**JOB**
Both the line containing "Generate a web" and the line containing "const cantob = [3.09, 4.99];" are to be reproduced exactly, along with every line between them, and nothing more.

**STORED RECORDS**
+---+

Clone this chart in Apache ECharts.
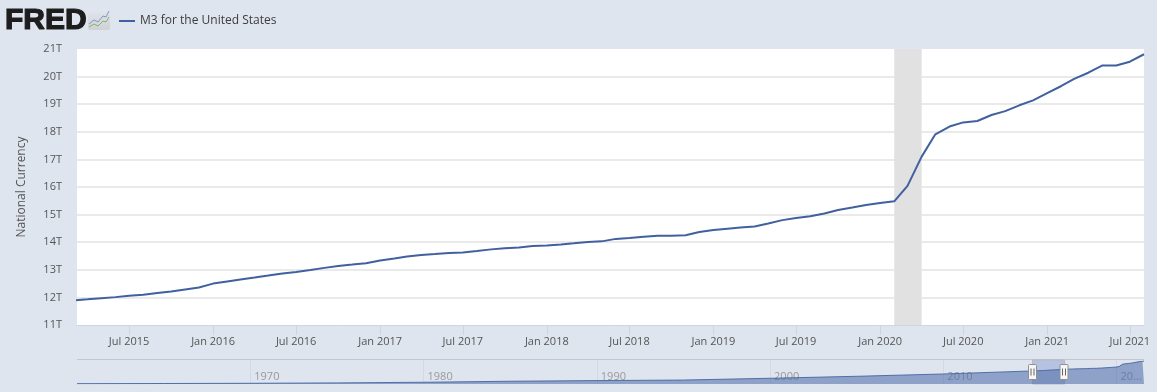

+---+

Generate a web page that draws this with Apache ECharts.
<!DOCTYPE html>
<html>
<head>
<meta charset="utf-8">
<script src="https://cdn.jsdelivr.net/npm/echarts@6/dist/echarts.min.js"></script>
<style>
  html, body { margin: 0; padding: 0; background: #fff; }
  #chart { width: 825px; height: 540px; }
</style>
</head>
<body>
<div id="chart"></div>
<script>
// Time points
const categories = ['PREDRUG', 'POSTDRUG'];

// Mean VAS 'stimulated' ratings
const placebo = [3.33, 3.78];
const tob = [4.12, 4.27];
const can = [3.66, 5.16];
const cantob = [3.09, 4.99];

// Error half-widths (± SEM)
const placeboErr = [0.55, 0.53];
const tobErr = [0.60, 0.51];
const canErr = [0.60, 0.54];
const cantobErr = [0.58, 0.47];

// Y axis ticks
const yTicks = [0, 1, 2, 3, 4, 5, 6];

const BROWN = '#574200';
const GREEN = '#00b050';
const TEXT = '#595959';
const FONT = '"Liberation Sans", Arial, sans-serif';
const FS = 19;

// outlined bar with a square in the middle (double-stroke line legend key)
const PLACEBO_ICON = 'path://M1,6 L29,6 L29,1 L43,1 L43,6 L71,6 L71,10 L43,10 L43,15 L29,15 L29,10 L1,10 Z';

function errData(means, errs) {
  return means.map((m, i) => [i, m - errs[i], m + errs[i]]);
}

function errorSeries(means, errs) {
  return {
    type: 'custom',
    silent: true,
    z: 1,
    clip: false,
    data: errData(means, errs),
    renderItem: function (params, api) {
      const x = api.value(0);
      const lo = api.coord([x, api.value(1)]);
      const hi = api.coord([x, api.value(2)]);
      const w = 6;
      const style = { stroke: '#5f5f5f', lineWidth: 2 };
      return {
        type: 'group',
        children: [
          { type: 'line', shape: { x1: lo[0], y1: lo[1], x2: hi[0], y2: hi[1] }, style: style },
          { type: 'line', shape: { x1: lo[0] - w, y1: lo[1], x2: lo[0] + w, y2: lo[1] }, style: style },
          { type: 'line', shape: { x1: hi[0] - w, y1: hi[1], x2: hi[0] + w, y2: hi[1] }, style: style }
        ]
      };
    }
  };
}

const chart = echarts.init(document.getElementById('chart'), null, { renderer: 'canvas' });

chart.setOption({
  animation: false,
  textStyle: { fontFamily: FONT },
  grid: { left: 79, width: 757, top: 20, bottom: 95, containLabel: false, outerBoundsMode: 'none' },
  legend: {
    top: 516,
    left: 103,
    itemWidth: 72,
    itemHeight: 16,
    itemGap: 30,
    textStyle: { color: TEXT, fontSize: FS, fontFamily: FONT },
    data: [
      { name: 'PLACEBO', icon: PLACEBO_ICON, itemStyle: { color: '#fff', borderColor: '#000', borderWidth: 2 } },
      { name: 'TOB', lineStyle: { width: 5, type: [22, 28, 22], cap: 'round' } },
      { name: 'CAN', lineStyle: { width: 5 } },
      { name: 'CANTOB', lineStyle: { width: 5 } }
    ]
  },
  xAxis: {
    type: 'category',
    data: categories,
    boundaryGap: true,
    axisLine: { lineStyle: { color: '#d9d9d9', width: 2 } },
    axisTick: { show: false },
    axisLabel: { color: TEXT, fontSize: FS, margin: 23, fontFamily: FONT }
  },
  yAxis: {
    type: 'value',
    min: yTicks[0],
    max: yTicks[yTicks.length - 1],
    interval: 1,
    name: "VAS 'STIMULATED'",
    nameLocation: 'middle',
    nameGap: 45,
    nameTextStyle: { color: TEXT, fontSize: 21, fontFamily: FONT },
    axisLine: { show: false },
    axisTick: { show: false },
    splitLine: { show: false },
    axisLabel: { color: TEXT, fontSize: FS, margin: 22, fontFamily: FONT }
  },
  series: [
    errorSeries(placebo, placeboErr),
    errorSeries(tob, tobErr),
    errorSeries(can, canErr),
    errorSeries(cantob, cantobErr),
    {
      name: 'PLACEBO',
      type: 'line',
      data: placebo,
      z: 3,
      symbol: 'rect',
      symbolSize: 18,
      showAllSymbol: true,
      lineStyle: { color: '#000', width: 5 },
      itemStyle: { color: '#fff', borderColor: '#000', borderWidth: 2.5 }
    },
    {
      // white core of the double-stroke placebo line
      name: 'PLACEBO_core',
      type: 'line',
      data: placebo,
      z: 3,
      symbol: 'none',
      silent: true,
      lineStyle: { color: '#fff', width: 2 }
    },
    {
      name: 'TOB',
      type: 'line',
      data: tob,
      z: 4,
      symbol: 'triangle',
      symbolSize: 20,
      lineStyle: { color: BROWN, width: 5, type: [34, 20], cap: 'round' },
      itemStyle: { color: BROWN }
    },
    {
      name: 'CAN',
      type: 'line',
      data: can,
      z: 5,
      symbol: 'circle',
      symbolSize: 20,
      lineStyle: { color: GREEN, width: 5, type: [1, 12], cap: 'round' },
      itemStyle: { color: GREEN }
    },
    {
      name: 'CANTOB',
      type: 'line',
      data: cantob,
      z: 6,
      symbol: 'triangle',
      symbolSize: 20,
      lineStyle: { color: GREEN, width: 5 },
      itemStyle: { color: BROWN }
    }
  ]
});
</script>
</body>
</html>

+---+

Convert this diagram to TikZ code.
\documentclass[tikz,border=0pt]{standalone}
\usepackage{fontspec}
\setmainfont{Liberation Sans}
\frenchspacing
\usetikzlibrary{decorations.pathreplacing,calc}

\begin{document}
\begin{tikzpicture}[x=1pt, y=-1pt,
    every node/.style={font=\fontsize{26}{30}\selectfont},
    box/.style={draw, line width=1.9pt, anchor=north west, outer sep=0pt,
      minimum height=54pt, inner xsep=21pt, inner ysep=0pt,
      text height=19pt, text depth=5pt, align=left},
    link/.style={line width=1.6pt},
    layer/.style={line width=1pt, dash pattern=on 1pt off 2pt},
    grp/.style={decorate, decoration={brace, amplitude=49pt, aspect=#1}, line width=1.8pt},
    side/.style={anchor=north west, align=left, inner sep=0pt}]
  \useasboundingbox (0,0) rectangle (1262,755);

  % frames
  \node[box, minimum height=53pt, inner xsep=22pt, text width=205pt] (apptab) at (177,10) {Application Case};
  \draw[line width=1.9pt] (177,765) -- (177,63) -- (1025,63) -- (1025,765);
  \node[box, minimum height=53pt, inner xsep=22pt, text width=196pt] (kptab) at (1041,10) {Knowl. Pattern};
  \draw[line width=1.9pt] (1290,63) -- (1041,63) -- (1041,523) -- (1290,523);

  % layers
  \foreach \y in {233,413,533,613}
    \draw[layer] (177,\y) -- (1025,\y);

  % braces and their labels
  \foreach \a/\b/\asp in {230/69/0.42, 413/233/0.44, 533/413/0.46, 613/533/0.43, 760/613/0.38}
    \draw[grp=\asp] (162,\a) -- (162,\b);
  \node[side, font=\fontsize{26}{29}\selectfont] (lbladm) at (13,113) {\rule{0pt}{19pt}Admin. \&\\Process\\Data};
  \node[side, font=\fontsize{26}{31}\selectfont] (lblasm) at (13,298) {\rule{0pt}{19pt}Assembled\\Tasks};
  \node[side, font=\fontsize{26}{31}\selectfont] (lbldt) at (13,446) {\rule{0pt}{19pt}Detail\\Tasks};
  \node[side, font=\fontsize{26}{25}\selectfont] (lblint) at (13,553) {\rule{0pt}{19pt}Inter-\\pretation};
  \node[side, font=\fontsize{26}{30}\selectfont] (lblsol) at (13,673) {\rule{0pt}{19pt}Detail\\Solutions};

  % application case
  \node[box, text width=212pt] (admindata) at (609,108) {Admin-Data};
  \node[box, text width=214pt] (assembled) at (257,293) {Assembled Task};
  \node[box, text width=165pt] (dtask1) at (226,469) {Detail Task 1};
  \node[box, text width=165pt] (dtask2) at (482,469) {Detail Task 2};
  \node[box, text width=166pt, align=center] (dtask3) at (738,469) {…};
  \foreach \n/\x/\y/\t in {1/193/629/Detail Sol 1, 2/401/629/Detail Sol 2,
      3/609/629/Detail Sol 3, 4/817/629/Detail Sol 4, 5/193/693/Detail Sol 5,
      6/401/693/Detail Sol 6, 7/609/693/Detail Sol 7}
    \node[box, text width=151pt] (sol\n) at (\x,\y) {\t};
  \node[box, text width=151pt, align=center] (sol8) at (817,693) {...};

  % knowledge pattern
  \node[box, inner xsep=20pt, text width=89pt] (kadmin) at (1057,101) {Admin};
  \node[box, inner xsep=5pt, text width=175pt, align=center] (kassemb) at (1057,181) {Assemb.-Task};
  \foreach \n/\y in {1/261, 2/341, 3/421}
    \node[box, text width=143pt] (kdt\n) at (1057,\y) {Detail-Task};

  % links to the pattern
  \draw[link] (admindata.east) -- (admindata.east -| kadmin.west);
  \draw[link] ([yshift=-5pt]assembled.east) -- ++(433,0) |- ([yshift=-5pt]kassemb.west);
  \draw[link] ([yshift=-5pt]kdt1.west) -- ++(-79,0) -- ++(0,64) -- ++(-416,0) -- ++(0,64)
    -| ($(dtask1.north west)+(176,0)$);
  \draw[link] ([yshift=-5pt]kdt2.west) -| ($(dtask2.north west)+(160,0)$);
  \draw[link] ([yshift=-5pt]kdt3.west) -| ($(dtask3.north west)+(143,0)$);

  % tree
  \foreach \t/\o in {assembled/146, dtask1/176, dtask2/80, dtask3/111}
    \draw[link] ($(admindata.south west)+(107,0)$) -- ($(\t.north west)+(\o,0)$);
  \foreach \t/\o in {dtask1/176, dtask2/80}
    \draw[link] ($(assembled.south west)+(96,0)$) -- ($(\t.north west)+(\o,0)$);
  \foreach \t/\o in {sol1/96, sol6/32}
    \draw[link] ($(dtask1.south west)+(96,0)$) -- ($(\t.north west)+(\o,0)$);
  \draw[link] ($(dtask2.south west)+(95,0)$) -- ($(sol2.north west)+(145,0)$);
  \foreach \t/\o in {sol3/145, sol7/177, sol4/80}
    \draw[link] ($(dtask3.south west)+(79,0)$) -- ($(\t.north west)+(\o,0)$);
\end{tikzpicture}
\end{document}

+---+

**OUTPUT FOR THIS EXERCISE**
Generate a web page that draws this with Apache ECharts.
<!DOCTYPE html>
<html>
<head>
<meta charset="utf-8">
<script src="https://cdn.jsdelivr.net/npm/echarts@6/dist/echarts.min.js"></script>
<style>
  html, body { margin: 0; padding: 0; background: #fff; }
  #chart { width: 825px; height: 540px; }
</style>
</head>
<body>
<div id="chart"></div>
<script>
// Time points
const categories = ['PREDRUG', 'POSTDRUG'];

// Mean VAS 'stimulated' ratings
const placebo = [3.33, 3.78];
const tob = [4.12, 4.27];
const can = [3.66, 5.16];
const cantob = [3.09, 4.99];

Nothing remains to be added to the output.